Montana ADUs: Pros and Cons
ADUs in Montana have become more visible in the past decade. Accessory dwelling units are secondary units on a property with a larger, main house. They can be attached or detached, a true tiny house or something a little more spacious. You might also hear them referred to as a “mother-in-law suite.”
And in Montana, each city has different rules for ADUs. In Bozeman, for example, no more than two people may live in the unit. Zoning restrictions in Billings meant that only about 10% of homes were eligible for an ADU before a major overhaul of the city code.
Missoula city code caps ADUs at 600 square feet (but it has to be larger than 350 square feet). Great Falls municipal code prohibits the rental of an accessory living space altogether.
But in many major Montana cities, ADUs are being seen as a part of a solution to the rising housing crisis.
Montana ADUs can benefit homeowners who rent out the units, helping to make up some housing costs. Sometimes, “MIL units” is literal, where aging parents or adult children live. As families merge living spaces during the current economic crisis, ADUs fill a key gap.
Advocates also note that smaller homes generally also have a decreased environmental impact. Often, ADU renters are also part of the group seeking workforce housing – a crucial group to house for sustained economic vitality.
Others with an ADU might rent it out for vacation rentals. Especially in bougie vacation destinations like Whitefish or Big Sky, ADU rentals can help make ends meet.
Not everyone supports more ADUs, or ADUs used as rentals or tourist homes. Folks often bristle against higher density. ADUs can set off a flurry of negative public comment. There’s pushback for almost any infill – be it apartments, ADUs, or even senior or student housing.
Some adjacent homeowners express concerns about renters behaving “in accordance with neighborhood standards.” Unruly tourist behavior and increased traffic is also cited as a reason to ban vacation rentals in ADUs.
Other worries include more people, bringing with them more noise and more trash. But with places like Bozeman and Kalispell ranking in the top ten fastest growing micropolitan areas in the US, those people are coming anyway.
Our Take on Montana ADUs
ADUs are just one way to meet growing demand – slowing or banning ADU development won’t stem the tide of new Montana residents.

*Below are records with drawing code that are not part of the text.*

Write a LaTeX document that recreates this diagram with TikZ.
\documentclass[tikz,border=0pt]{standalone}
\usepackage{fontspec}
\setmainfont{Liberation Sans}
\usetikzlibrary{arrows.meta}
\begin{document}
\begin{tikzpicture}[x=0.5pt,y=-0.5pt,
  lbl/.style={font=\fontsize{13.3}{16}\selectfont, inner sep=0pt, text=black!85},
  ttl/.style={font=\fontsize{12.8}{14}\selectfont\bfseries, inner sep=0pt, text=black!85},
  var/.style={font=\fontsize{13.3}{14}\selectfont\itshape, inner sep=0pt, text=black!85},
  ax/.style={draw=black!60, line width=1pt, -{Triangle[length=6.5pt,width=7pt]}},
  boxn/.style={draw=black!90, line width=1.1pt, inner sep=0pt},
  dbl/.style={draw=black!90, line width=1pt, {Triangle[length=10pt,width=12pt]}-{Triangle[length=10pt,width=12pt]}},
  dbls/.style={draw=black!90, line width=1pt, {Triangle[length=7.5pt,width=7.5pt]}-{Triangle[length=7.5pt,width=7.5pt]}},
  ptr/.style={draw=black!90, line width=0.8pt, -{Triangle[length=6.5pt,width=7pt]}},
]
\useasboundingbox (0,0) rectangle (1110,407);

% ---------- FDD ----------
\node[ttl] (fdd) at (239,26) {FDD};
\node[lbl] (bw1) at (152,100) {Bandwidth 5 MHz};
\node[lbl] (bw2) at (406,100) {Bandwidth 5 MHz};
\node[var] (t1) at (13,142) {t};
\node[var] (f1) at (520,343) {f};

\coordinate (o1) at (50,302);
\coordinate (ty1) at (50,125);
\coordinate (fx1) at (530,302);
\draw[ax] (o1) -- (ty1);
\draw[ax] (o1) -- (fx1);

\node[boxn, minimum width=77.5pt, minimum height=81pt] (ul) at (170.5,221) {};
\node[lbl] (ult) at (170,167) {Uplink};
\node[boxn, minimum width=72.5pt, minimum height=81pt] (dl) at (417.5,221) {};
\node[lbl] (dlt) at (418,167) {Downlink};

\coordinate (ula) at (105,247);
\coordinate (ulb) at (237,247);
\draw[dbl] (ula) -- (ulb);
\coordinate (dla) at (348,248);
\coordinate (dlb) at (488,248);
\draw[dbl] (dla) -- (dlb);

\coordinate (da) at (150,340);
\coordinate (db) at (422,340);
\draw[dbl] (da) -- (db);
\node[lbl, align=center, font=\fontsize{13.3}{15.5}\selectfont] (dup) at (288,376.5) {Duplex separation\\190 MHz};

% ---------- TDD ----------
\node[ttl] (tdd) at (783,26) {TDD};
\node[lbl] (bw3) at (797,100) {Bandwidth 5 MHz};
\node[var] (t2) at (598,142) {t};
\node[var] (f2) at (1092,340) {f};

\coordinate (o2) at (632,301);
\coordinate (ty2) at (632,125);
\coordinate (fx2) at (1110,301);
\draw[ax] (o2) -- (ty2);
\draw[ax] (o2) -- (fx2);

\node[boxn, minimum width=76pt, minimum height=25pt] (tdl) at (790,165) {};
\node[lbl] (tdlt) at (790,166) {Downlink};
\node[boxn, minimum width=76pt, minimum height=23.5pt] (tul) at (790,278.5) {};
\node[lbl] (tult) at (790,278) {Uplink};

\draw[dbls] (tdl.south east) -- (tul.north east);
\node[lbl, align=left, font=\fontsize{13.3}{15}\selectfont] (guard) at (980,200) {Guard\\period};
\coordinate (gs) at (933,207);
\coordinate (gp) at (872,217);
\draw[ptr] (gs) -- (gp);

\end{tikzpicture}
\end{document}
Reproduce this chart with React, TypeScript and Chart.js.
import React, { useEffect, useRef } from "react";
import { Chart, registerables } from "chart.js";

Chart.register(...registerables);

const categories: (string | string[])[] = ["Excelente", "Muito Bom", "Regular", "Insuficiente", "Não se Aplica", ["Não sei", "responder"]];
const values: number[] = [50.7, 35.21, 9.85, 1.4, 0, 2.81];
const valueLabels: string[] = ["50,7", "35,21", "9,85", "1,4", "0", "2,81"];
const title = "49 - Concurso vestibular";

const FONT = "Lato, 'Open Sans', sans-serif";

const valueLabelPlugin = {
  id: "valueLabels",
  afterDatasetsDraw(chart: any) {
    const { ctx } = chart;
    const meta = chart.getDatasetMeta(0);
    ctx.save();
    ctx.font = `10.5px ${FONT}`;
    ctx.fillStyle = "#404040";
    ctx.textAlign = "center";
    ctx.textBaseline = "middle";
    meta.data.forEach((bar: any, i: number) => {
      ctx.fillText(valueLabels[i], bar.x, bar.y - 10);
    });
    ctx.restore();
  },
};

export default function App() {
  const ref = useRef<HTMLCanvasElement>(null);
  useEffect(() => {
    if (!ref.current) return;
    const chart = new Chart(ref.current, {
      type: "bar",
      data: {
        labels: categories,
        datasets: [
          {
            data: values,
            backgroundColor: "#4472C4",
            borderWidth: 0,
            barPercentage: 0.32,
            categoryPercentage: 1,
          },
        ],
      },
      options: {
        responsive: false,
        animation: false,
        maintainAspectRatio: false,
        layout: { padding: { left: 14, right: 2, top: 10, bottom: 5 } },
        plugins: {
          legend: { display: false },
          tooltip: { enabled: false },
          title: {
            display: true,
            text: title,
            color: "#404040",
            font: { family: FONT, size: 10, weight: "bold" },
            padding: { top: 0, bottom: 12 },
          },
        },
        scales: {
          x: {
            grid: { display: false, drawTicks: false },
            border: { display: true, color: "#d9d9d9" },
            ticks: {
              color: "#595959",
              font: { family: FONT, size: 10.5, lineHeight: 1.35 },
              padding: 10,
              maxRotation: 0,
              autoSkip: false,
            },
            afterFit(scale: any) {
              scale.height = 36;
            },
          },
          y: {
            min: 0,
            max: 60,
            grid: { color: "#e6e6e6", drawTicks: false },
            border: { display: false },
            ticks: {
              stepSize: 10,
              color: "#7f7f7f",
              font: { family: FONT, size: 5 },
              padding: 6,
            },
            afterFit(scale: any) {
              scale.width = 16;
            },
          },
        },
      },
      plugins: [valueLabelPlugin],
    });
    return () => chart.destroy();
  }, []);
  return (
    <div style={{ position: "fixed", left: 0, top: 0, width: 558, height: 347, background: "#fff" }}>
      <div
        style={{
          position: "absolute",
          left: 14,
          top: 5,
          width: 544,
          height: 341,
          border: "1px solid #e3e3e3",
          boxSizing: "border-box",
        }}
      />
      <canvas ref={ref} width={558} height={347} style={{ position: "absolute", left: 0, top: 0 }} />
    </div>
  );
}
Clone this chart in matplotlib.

An adequate supply of rental units is essential for the overall health of a city. Barring some lucky gift or generous family, almost everyone starts out as a renter. Stable, available housing for a population just getting on their feet and securing a job is crucial to fostering and retaining local talent.
And while ADUs are getting green lights in municipal policies across the state, they aren’t a silver bullet to solve the housing crisis. Tiny home living isn’t for everyone. Small families need room to grow, to begin raising the next generation of Montanans.